There are shadows of Ken Saro-Wiwa here -- Sozaboy, from 1985, written in pidgin
English, featured a naive soldier lost in the torments and politics of the Nigerian Civil War who wants nothing more than to settle down with an ideal woman with JJC, or Jumping Jesus Christ: breasts that sway
marvelously when she moves. The civil war in Tram 83 is a drawn-out economic battle, but the men drool over women
the same way, admiring their “massive-melon-breasts” and “round-juicy-breasts.”
And Mujila’s rancid but entirely believable story of a split nation made me think of Patrick Chamoiseau, whose
novel Solibo Magnificent offers his
country’s sclerotic history in microcosm through an obscure charcoal
picker, storyteller, and drunkard who keels over and dies in the midst of one
of his sensational orations.
Tram 83 offers an unapologetic take on modern Africa. It's a book for hustlers, with all that that
implies. This book won't draw you into the characters' lives and emotions, but it will captivate you with its polyrhythmic surfaces. It’s a literary stop-and-frisk, too, because after you’ve enjoyed
your energetic dalliance in Tram 83, you’ll discover that Mujila has also
raised serious questions about whether a society based on hustling to the max has any social contract. You will notice your gears grind for a second as you ponder whether
the novel is a joyous guidebook or a requiem for this messy reality.
By the end, the tin-horn despot who rules City-State has put
a price on their heads, and Requiem, Lucien and Malingeau are wanted men.
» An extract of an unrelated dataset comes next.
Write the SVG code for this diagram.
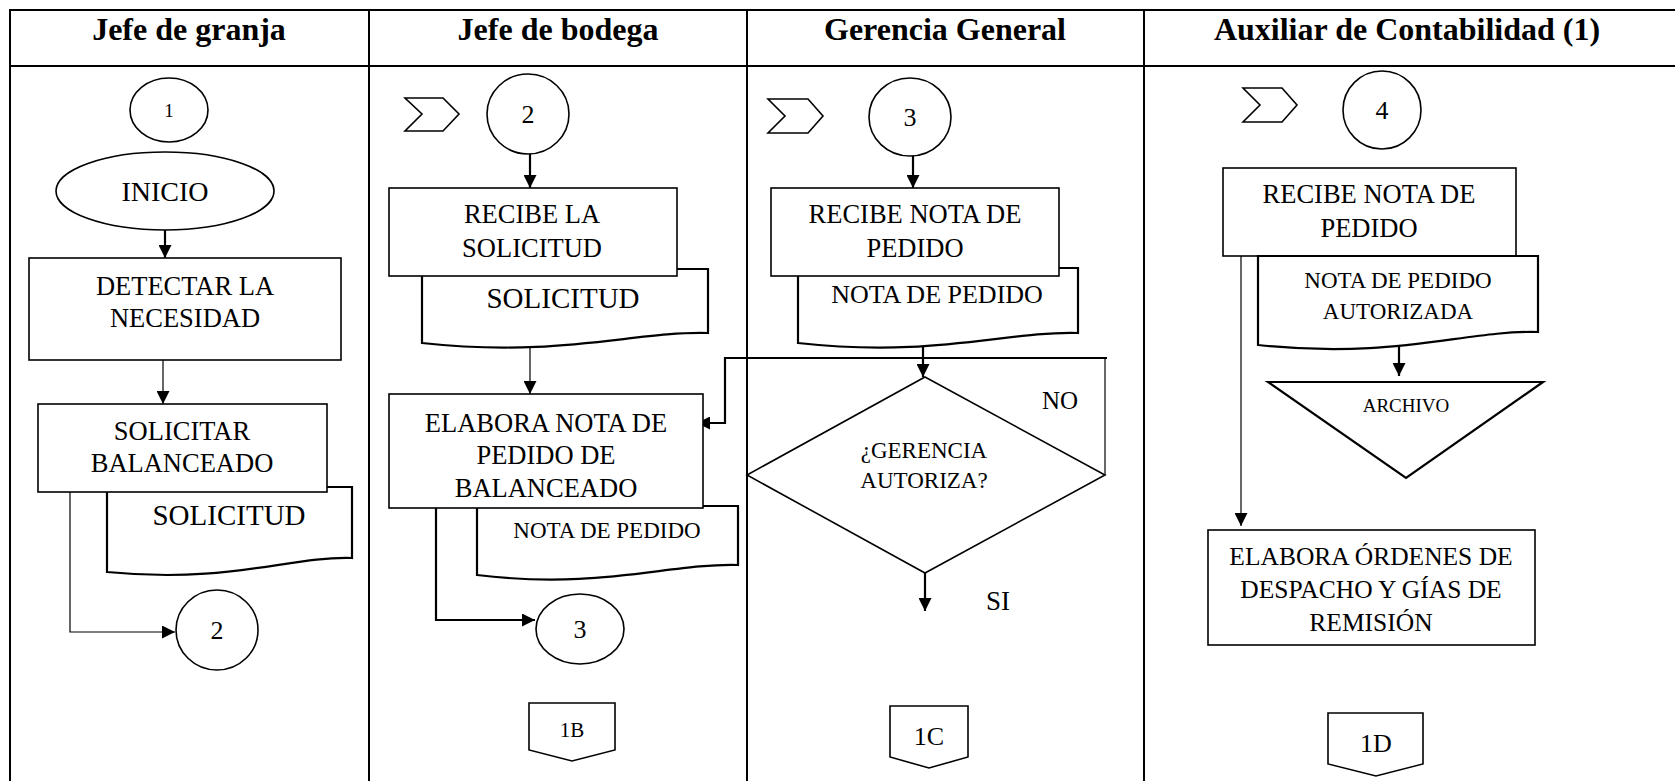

Together,
they sneak into the rusting hulk of the colonial-era train station, seeking to make
their way to the relative insecurity of Back-Country – though Malingeau, who, when
he was at his most powerful, orating in the bar, insisted he was as African as anyone else on the
continent (“If I am not African, what am I then? Did the first man not appear
in Africa? Was he not my ancestor, too?”), now castigates Requiem: “Don’t speak
to me in that tone! I was born in Geneva, Requiem. I was born in Geneva, you
know.” You can’t go home again because you never left.
As Tram 83's three antiheroes clamber
across the tracks in the suddenly empty station, the bar called Tram 83 is packed with people. The jazz-band's clamor bounces off the steel girders of the station. In the post-post-colonial world, as Lucien writes, with impeccable foreknowledge of self-exile, “all
paths lead to Tram 83.” Places like Tram 83 help everyone scrape by -- while also helping to ensure that nothing changes.
One cavil: The book’s opening epigraph is “You will eat by the sweat
of your breasts.” And, undoubtedly, this is what all the baby-chicks and
single-mamas of the novel (aka, girls under 16 and more mature women between 20 and 40) do. But
the world of Tram 83 is exclusively a
man’s world. There are only two half-way elaborated female characters here: Émilienne,
who makes her money running a bar and a brothel and who has the hots for Lucien
(who rejects her), and The Diva, a singer who has developed an act that transports
the crowd in the Tram and with whom Lucien performs (and from whom he borrows a bit of performative juju, too). But what about all those girls who bravely
and brazenly interrupt the action to ask, “Do you have the time?” How did they
get here? And even as they’re asking, they must be conscious that the liberation
inherent in endless fucking for drinks and money offers little more than the
prospect of more endless fucking for drinks and money. Until, if they’re lucky,
they can perhaps look forward to owning an oasis dedicated to endless
fucking for drinks and money. Somewhere on the continent, I hope, someone is writing a parallel post- post-colonial
novel that emerges from this sweaty female milieu.
In the meantime, you’ll have to be satisfied asking yourself: “Do
you have the time?” And when you've successfully answered, head on over to one of those mixed public restrooms also known as
bookstores and make yourself a deal for Fiston Mwanza Mujila’s Tram 83.